**Task objective**.
Retype exactly the lines from the first one through the line with "2050,1800,1640,1480,1250,1080,970,900,860,800,760,730,710];", including both ends; skip any pictures.
___
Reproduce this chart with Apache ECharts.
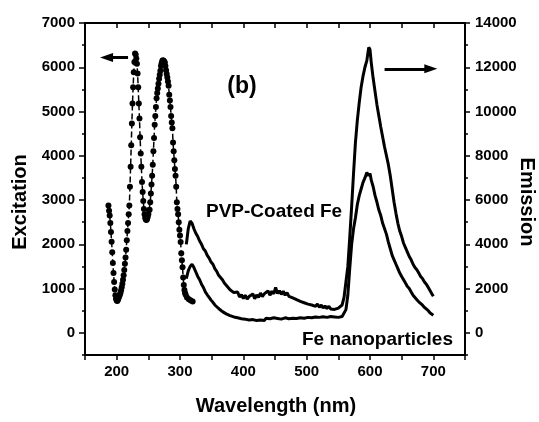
<!DOCTYPE html>
<html>
<head>
<meta charset="utf-8">
<script src="https://cdn.jsdelivr.net/npm/echarts@6/dist/echarts.min.js"></script>
<style>
  html, body { margin: 0; padding: 0; background: #fff; }
  #chart { width: 539px; height: 422px; }
</style>
</head>
<body>
<div id="chart"></div>
<script>
// Excitation spectrum (left axis), wavelength in nm
const excitationWl = [187,188,189,190,191,192,193,194,195,196,197,198,199,200,201,202,203,204,205,206,207,208,209,210,
  211,212,213,214,215,216,217,218,219,220,221,222,223,224,225,226,227,228,229,230,231,232,233,234,235,236,237,238,239,240,
  241,242,243,244,245,246,247,248,249,250,251,252,253,254,255,256,257,258,259,260,261,262,263,264,265,266,267,268,269,270,
  271,272,273,274,275,276,277,278,279,280,281,282,283,284,285,286,287,288,289,290,291,292,293,294,295,296,297,298,299,300,
  301,302,303,304,305,306,307,308,309,311,314,317,320];
const excitationCounts = [2880,2760,2650,2480,2280,2060,1820,1580,1350,1150,980,850,770,730,720,750,790,820,860,900,960,1030,1110,1200,
  1300,1420,1560,1700,1880,2090,2300,2480,2680,2880,3300,3750,4240,4730,5180,5550,5890,6120,6310,6290,6200,6080,5860,5550,5180,4840,4420,4050,3750,3410,
  3180,2980,2800,2680,2600,2560,2550,2570,2620,2680,2770,2780,2950,3150,3350,3550,3800,4100,4400,4700,4900,5100,5300,5420,5520,5630,5740,5830,5920,6030,
  6090,6140,6160,6150,6130,6110,6030,5930,5850,5770,5680,5580,5380,5250,5100,4900,4750,4620,4300,4100,3900,3700,3550,3300,2950,2800,2680,2500,2330,2200,
  2050,1800,1640,1480,1250,1080,970,900,860,800,760,730,710];

// Emission spectra (right axis)
const emissionWl = [310,313,316,319,322,325,328,331,334,337,340,343,346,349,352,355,358,361,364,367,370,373,376,379,382,385,388,391,394,397,
  400,403,406,409,412,415,418,421,424,427,430,433,436,439,442,445,448,451,454,457,460,463,466,469,472,475,478,481,484,487,
  490,493,496,499,502,505,508,511,514,517,520,523,526,529,532,535,538,541,544,547,550,553,556,559,562,565,568,571,574,577,
  580,583,586,589,592,595,598,600,602,605,608,611,614,617,620,623,626,629,632,635,638,641,644,647,650,653,656,659,662,665,
  668,671,674,677,680,683,686,689,692,695,698,700];
const pvpCoatedFe = [4000,4700,5050,4950,4700,4500,4350,4150,4000,3800,3700,3500,3380,3200,3100,2900,2780,2600,2500,2400,2250,2150,2080,1950,1900,1820,1760,1850,1620,1720,
  1550,1700,1520,1640,1560,1760,1540,1720,1600,1800,1640,1760,1680,1900,1700,1880,1760,2050,1780,1900,1740,1880,1700,1820,1650,1740,1580,1660,1500,1560,
  1420,1500,1360,1440,1300,1380,1260,1340,1200,1300,1160,1260,1120,1220,1100,1200,1080,1160,1060,1140,1120,1200,1260,1600,2300,3000,4300,5700,7200,8600,
  9600,10400,11100,11600,12000,12300,12900,12800,12200,11500,10900,10300,9800,9300,8850,8400,8000,7600,7100,6500,5900,5400,4950,4600,4350,4050,3850,3650,3450,3300,
  3100,2950,2850,2700,2550,2450,2300,2200,2050,1900,1750,1650];
const feNanoparticles = [2450,2800,3000,3100,2950,2750,2550,2400,2200,2050,1850,1720,1600,1480,1380,1260,1180,1100,1030,960,920,860,840,780,760,720,740,680,720,640,
  700,620,680,580,660,600,640,560,650,580,630,560,660,590,640,580,680,600,650,590,620,570,680,600,640,580,660,590,650,580,
  680,600,660,610,700,630,680,620,720,640,700,650,730,660,700,640,740,680,720,660,700,760,740,820,1050,1700,2900,4000,4700,5200,
  5800,6200,6500,6800,7000,7250,7100,7200,6900,6600,6200,5900,5550,5300,4950,4700,4450,4100,3800,3500,3300,3100,2900,2700,2550,2400,2250,2100,2000,1850,
  1700,1600,1500,1400,1350,1250,1150,1100,1000,900,850,800];

// Axis tick labels
const xLabels = [200, 300, 400, 500, 600, 700];
const excitationLabels = [0, 1000, 2000, 3000, 4000, 5000, 6000, 7000];
const emissionLabels = [0, 2000, 4000, 6000, 8000, 10000, 12000, 14000];

const FONT = '"Liberation Sans", Arial, Helvetica, sans-serif';
const zip = (xs, ys) => xs.map((x, i) => [x, ys[i]]);

const chart = echarts.init(document.getElementById('chart'), null, { renderer: 'canvas' });

const lineBlack = { color: '#000', width: 2 };
const tickLbl = { color: '#000', fontFamily: FONT, fontWeight: 'bold', fontSize: 15 };
const plain = v => String(v);

chart.setOption({
  animation: false,
  backgroundColor: '#fff',
  grid: { left: 85, top: 23, width: 380, height: 332, containLabel: false },
  xAxis: [
    {
      type: 'value', position: 'bottom', min: 150, max: 750, interval: 50,
      axisLine: { onZero: false, lineStyle: lineBlack },
      axisTick: { length: 5, lineStyle: { color: '#000', width: 1.5 } },
      axisLabel: Object.assign({ margin: 9, formatter: v => xLabels.includes(v) ? String(v) : '' }, tickLbl),
      splitLine: { show: false }
    },
    {
      type: 'value', position: 'top', min: 150, max: 750, interval: 50,
      axisLine: { onZero: false, lineStyle: lineBlack },
      axisTick: { inside: true, length: 5, lineStyle: { color: '#000', width: 1.5 } },
      axisLabel: { show: false },
      splitLine: { show: false }
    }
  ],
  yAxis: [
    {
      type: 'value', position: 'left', min: -500, max: 7000, interval: 500,
      axisLine: { show: true, onZero: false, lineStyle: lineBlack },
      axisTick: { show: true, length: 3, lineStyle: { color: '#000', width: 1.5 } },
      axisLabel: { show: false },
      splitLine: { show: false }
    },
    {
      type: 'value', position: 'right', min: -1000, max: 14000, interval: 1000,
      axisLine: { show: true, onZero: false, lineStyle: lineBlack },
      axisTick: { show: true, length: 3, lineStyle: { color: '#000', width: 1.5 } },
      axisLabel: { show: false },
      splitLine: { show: false }
    },
    {
      type: 'value', position: 'left', min: -500, max: 7000,
      axisLine: { show: false, onZero: false },
      axisTick: { show: true, length: 6, customValues: excitationLabels, lineStyle: { color: '#000', width: 1.5 } },
      axisLabel: Object.assign({ margin: 10, customValues: excitationLabels, formatter: plain }, tickLbl),
      splitLine: { show: false }
    },
    {
      type: 'value', position: 'right', min: -1000, max: 14000,
      axisLine: { show: false, onZero: false },
      axisTick: { show: true, length: 5, customValues: emissionLabels, lineStyle: { color: '#000', width: 1.5 } },
      axisLabel: Object.assign({ margin: 10, customValues: emissionLabels, formatter: plain }, tickLbl),
      splitLine: { show: false }
    }
  ],
  series: [
    {
      name: 'PVP-Coated Fe', type: 'line', xAxisIndex: 0, yAxisIndex: 1,
      data: zip(emissionWl, pvpCoatedFe), showSymbol: false,
      lineStyle: { color: '#000', width: 3 },
      markLine: {
        silent: true, symbol: ['none', 'triangle'], symbolSize: [9, 13],
        label: { show: false },
        lineStyle: { color: '#000', width: 3, type: 'solid' },
        data: [[{ coord: [623, 11930] }, { coord: [696, 11930] }]]
      }
    },
    {
      name: 'Fe nanoparticles', type: 'line', xAxisIndex: 0, yAxisIndex: 1,
      data: zip(emissionWl, feNanoparticles), showSymbol: false,
      lineStyle: { color: '#000', width: 3 }
    },
    {
      name: 'Excitation', type: 'line', xAxisIndex: 0, yAxisIndex: 0,
      data: zip(excitationWl, excitationCounts),
      symbol: 'circle', symbolSize: 6, showSymbol: true,
      itemStyle: { color: '#000' },
      lineStyle: { color: '#000', width: 1.5, type: 'dashed' },
      markLine: {
        silent: true, symbol: ['none', 'triangle'], symbolSize: [9, 13],
        label: { show: false },
        lineStyle: { color: '#000', width: 3, type: 'solid' },
        data: [[{ coord: [218, 6220] }, { coord: [184, 6220] }]]
      }
    }
  ],
  graphic: [
    { type: 'text', x: 242, y: 87, style: { text: '(b)', font: 'bold 23px ' + FONT, fill: '#000', align: 'center', verticalAlign: 'middle' } },
    { type: 'text', x: 206, y: 212, style: { text: 'PVP-Coated Fe', font: 'bold 19px ' + FONT, fill: '#000', align: 'left', verticalAlign: 'middle' } },
    { type: 'text', x: 302, y: 340, style: { text: 'Fe nanoparticles', font: 'bold 19px ' + FONT, fill: '#000', align: 'left', verticalAlign: 'middle' } },
    { type: 'text', x: 20, y: 202, rotation: Math.PI / 2, style: { text: 'Excitation', font: 'bold 20px ' + FONT, fill: '#000', align: 'center', verticalAlign: 'middle' } },
    { type: 'text', x: 527, y: 202, rotation: -Math.PI / 2, style: { text: 'Emission', font: 'bold 20px ' + FONT, fill: '#000', align: 'center', verticalAlign: 'middle' } },
    { type: 'text', x: 276, y: 406, style: { text: 'Wavelength (nm)', font: 'bold 20px ' + FONT, fill: '#000', align: 'center', verticalAlign: 'middle' } }
  ]
});
</script>
</body>
</html>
___
**Response to this exercise**.
Reproduce this chart with Apache ECharts.
<!DOCTYPE html>
<html>
<head>
<meta charset="utf-8">
<script src="https://cdn.jsdelivr.net/npm/echarts@6/dist/echarts.min.js"></script>
<style>
  html, body { margin: 0; padding: 0; background: #fff; }
  #chart { width: 539px; height: 422px; }
</style>
</head>
<body>
<div id="chart"></div>
<script>
// Excitation spectrum (left axis), wavelength in nm
const excitationWl = [187,188,189,190,191,192,193,194,195,196,197,198,199,200,201,202,203,204,205,206,207,208,209,210,
  211,212,213,214,215,216,217,218,219,220,221,222,223,224,225,226,227,228,229,230,231,232,233,234,235,236,237,238,239,240,
  241,242,243,244,245,246,247,248,249,250,251,252,253,254,255,256,257,258,259,260,261,262,263,264,265,266,267,268,269,270,
  271,272,273,274,275,276,277,278,279,280,281,282,283,284,285,286,287,288,289,290,291,292,293,294,295,296,297,298,299,300,
  301,302,303,304,305,306,307,308,309,311,314,317,320];
const excitationCounts = [2880,2760,2650,2480,2280,2060,1820,1580,1350,1150,980,850,770,730,720,750,790,820,860,900,960,1030,1110,1200,
  1300,1420,1560,1700,1880,2090,2300,2480,2680,2880,3300,3750,4240,4730,5180,5550,5890,6120,6310,6290,6200,6080,5860,5550,5180,4840,4420,4050,3750,3410,
  3180,2980,2800,2680,2600,2560,2550,2570,2620,2680,2770,2780,2950,3150,3350,3550,3800,4100,4400,4700,4900,5100,5300,5420,5520,5630,5740,5830,5920,6030,
  6090,6140,6160,6150,6130,6110,6030,5930,5850,5770,5680,5580,5380,5250,5100,4900,4750,4620,4300,4100,3900,3700,3550,3300,2950,2800,2680,2500,2330,2200,
  2050,1800,1640,1480,1250,1080,970,900,860,800,760,730,710];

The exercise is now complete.